In her Fresh Air interview, following the release of Frances Ha, Greta Gerwig summarizes her character, Frances’, late twenties struggles as a period of trying to understand when “things end.” Particularly relevant to the film’s emotional arc is Frances’ relationship with her best friend, Sophie. In a poignant moment, early in the interview, Gerwig claims:
But I think a lot of the movie involves like that when is the - like, that you don't know when the last time of something happening is. You just know when it's over. Like, the opening sequence is this, like, glorious day between her and Sophie and this idea of, like, you don't know what the last great day you'll spend with your best friend is. You just know when you've never had that day again.
This was our last great day: it was early April, 2018. Best Friends for the better part of a decade. She had left LA nine months before, but we were still in near-constant communication. I didn’t know this would be the final time we spoke on the phone. I didn’t know that in a few months everything would fall apart. I would return from my trip, resentful and confused. She would never apologize or explain, and, after a few half-hearted attempts at re-kindling communication, would never contact me again. I didn’t know I would spend the next year and a half mourning that my life was no longer being lived in tandem with another and, thus, didn’t seem to matter all that much.

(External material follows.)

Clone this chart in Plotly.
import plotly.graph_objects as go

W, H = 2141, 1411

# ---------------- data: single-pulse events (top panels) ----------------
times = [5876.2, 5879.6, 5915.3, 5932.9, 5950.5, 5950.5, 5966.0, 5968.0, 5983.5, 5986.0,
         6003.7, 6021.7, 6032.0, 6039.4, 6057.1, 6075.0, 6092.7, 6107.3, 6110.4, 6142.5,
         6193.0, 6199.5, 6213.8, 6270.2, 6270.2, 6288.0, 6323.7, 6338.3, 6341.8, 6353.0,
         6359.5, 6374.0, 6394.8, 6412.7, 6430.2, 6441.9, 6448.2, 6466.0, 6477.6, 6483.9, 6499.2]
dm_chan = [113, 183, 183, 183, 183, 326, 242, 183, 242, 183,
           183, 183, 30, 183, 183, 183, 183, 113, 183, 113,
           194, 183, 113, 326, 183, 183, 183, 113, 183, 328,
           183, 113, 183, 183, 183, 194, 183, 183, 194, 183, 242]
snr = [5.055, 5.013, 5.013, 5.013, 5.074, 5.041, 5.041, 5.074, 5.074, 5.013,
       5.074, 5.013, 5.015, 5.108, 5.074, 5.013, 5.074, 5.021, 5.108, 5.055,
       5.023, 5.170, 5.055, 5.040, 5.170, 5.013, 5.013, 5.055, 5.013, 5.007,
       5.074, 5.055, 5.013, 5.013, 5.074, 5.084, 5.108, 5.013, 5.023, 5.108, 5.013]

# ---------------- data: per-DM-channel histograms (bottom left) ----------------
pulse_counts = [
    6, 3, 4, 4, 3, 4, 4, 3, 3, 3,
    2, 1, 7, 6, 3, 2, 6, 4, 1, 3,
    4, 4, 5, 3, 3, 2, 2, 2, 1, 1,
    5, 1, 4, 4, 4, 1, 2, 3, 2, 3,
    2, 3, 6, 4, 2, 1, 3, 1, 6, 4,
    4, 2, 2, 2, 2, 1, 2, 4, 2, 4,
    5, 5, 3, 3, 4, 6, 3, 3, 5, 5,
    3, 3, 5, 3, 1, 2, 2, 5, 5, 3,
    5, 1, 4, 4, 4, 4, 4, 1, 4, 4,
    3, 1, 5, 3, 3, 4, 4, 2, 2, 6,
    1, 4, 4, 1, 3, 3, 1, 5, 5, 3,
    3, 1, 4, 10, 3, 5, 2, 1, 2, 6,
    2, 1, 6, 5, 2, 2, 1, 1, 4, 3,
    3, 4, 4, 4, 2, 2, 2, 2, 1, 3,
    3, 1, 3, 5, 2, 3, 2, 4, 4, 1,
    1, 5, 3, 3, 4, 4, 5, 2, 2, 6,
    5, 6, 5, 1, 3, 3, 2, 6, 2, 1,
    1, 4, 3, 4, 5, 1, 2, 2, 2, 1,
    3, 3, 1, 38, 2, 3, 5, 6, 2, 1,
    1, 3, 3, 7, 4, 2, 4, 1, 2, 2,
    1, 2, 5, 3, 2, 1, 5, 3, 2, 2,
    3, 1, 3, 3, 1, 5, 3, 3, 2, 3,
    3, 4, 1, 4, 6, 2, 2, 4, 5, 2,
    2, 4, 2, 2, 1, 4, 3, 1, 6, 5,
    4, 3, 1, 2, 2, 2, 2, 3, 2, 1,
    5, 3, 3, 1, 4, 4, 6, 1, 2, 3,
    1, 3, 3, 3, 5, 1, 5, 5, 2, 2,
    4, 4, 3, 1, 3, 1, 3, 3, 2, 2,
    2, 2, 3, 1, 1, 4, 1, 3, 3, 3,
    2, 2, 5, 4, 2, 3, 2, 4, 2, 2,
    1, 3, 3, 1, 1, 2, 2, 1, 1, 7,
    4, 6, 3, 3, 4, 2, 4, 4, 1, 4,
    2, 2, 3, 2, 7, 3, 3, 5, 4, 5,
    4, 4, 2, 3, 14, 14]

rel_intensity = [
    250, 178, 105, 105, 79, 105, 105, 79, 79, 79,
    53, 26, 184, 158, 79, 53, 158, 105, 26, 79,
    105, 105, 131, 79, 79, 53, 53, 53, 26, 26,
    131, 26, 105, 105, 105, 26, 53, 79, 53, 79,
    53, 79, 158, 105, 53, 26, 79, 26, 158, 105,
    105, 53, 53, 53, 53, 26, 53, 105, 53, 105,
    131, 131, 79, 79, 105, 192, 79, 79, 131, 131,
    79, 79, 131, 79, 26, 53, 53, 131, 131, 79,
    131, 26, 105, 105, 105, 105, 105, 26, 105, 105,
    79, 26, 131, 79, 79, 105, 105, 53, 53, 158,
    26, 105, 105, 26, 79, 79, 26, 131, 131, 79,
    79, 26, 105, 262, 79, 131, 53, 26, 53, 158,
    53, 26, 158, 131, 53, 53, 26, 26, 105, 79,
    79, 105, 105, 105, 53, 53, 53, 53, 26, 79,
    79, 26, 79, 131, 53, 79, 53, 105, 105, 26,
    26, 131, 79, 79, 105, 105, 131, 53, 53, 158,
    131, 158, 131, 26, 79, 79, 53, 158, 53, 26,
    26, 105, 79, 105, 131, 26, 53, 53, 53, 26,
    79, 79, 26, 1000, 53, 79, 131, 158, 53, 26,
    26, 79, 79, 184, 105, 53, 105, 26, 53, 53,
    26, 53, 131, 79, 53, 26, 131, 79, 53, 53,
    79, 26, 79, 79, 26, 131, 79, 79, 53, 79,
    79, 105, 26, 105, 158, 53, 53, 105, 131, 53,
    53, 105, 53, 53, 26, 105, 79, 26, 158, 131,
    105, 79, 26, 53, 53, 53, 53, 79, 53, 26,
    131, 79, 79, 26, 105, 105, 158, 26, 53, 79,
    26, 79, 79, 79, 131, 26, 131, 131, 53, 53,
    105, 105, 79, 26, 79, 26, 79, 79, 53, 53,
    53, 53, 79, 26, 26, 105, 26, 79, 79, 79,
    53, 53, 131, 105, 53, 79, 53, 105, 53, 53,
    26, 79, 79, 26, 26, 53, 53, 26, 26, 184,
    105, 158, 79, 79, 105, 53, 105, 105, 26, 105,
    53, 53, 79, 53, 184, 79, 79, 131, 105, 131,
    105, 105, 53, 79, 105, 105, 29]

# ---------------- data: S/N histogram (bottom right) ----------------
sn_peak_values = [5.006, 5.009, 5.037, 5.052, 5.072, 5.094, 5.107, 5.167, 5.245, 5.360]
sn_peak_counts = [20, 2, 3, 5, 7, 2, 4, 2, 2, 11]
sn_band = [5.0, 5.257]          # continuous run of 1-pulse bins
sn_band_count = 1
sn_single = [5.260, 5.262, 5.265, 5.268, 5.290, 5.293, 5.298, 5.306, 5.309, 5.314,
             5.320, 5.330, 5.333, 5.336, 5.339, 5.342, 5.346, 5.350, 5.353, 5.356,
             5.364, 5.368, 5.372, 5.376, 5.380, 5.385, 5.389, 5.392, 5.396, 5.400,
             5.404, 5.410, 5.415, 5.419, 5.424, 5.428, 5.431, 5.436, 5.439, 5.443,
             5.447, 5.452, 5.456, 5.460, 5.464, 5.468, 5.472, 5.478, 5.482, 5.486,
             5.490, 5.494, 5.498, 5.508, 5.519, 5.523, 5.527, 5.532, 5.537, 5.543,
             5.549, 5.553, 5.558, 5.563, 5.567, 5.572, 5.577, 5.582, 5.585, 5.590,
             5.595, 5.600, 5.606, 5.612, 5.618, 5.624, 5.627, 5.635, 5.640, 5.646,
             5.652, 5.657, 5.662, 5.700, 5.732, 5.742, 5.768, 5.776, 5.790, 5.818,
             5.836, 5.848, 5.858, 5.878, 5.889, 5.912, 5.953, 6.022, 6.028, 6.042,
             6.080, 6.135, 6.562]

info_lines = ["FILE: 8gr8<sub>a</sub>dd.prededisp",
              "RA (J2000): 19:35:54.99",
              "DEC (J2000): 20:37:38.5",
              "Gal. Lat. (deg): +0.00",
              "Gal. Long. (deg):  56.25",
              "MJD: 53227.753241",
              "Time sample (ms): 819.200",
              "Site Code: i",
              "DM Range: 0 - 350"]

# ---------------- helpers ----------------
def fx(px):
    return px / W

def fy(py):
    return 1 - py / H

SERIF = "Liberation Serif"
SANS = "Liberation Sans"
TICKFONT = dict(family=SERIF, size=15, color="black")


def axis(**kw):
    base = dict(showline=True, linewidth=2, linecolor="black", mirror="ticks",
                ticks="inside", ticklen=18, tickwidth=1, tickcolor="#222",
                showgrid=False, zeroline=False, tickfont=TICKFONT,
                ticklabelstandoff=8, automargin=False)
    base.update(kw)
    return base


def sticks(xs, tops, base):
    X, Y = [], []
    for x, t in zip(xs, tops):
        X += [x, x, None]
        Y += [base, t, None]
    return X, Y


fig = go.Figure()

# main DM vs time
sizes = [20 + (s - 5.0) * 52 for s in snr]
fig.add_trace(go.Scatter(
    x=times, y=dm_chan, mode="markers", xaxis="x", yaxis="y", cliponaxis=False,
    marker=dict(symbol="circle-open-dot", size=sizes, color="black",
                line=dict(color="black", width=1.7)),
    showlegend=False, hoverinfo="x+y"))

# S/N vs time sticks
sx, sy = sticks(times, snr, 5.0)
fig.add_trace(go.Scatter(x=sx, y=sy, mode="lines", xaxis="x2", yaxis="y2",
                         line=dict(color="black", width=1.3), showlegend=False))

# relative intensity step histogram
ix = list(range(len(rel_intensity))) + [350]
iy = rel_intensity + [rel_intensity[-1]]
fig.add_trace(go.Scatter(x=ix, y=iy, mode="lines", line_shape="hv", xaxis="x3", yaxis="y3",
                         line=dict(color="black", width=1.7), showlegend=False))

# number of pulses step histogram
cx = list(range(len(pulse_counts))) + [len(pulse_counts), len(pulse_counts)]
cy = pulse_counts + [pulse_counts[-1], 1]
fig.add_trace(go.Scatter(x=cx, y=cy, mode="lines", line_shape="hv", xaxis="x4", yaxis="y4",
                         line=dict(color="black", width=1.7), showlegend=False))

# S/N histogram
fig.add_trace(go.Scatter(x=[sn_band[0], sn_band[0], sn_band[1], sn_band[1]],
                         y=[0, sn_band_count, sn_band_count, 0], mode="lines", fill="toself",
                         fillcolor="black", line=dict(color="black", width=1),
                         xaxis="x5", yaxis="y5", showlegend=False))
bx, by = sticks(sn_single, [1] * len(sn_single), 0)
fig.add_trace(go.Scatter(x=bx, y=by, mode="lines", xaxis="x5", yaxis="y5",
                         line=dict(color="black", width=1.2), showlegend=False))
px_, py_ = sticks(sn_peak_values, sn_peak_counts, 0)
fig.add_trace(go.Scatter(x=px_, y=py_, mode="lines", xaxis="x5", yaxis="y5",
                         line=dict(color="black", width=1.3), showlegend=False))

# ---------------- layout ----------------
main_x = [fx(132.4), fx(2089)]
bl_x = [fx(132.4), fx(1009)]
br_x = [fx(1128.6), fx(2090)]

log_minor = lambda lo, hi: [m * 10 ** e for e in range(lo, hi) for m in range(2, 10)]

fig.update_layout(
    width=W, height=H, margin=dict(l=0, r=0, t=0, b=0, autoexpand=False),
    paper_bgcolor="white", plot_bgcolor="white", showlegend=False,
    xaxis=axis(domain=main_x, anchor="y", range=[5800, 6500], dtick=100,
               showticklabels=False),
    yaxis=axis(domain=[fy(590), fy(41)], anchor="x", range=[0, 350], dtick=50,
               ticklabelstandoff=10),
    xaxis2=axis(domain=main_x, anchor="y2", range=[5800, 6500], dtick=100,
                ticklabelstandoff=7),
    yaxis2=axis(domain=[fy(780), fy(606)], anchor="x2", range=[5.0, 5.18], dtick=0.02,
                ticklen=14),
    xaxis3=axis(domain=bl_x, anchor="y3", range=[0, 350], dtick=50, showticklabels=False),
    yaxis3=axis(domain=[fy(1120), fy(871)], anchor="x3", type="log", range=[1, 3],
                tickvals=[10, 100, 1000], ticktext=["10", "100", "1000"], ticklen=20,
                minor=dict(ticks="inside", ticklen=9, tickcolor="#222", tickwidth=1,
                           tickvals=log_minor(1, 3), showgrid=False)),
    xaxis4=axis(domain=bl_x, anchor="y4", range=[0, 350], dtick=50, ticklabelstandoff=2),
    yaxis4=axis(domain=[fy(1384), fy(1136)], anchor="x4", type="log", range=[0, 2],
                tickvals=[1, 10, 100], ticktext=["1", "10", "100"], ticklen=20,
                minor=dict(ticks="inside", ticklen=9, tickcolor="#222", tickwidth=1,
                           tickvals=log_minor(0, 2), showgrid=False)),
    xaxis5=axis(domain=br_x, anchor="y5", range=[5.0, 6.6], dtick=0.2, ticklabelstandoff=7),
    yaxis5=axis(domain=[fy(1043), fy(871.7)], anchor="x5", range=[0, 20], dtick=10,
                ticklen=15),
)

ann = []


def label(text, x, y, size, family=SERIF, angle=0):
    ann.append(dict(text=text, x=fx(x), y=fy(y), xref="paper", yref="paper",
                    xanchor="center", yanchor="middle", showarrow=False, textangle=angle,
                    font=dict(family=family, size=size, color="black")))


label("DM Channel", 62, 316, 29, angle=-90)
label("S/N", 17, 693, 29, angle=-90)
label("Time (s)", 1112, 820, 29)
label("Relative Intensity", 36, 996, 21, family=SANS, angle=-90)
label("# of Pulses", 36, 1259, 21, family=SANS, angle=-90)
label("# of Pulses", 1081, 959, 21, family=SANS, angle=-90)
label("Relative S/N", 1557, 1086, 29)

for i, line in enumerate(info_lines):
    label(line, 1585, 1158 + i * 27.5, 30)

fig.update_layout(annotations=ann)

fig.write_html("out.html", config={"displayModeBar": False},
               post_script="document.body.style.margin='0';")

When we talked that day, we discussed mass shootings, the ridiculousness specter of gun violence and its masculine hold on American’s lives. Z. had always been less interested in politics than me, but after the 2016 election our conversations became more interested in an all-encompassing worry that, as Yeats first wrote, and Didion made famous, “the center will not hold.”
I sat in the front seat of my car for over an hour, having picked up her call on the way home from the store. The light was beautiful and bushy tree branches’ shadows fanned over the road like intricate, gold lace. I told her about my planned birthday trip and she enthusiastically agreed to come. I believed her and imagined how wonderful it would be to see her again, in person. I imagined what we would do and it was just this, what was happening now over the phone, but set against the banks of the Seine or wandering the Luxembourg Gardens. We would talk and we would laugh and the world in its chaos and horror would ever briefly, and ever wonderfully, make a small amount of sense.
Sometimes I imagine I’ll get a long email from her, explaining why, when a family reunion stopped her from coming on the trip, she gave up on our friendship. Did I somehow offend her? I can’t help but wonder, even now. Sometimes I imagine visiting New York, where she now lives, and accidentally running into her on the street. In these dreams, the first thing that comes to mind isn’t anger or tears, but seven words I wish I didn’t still sometimes long to say: I have so much to tell you.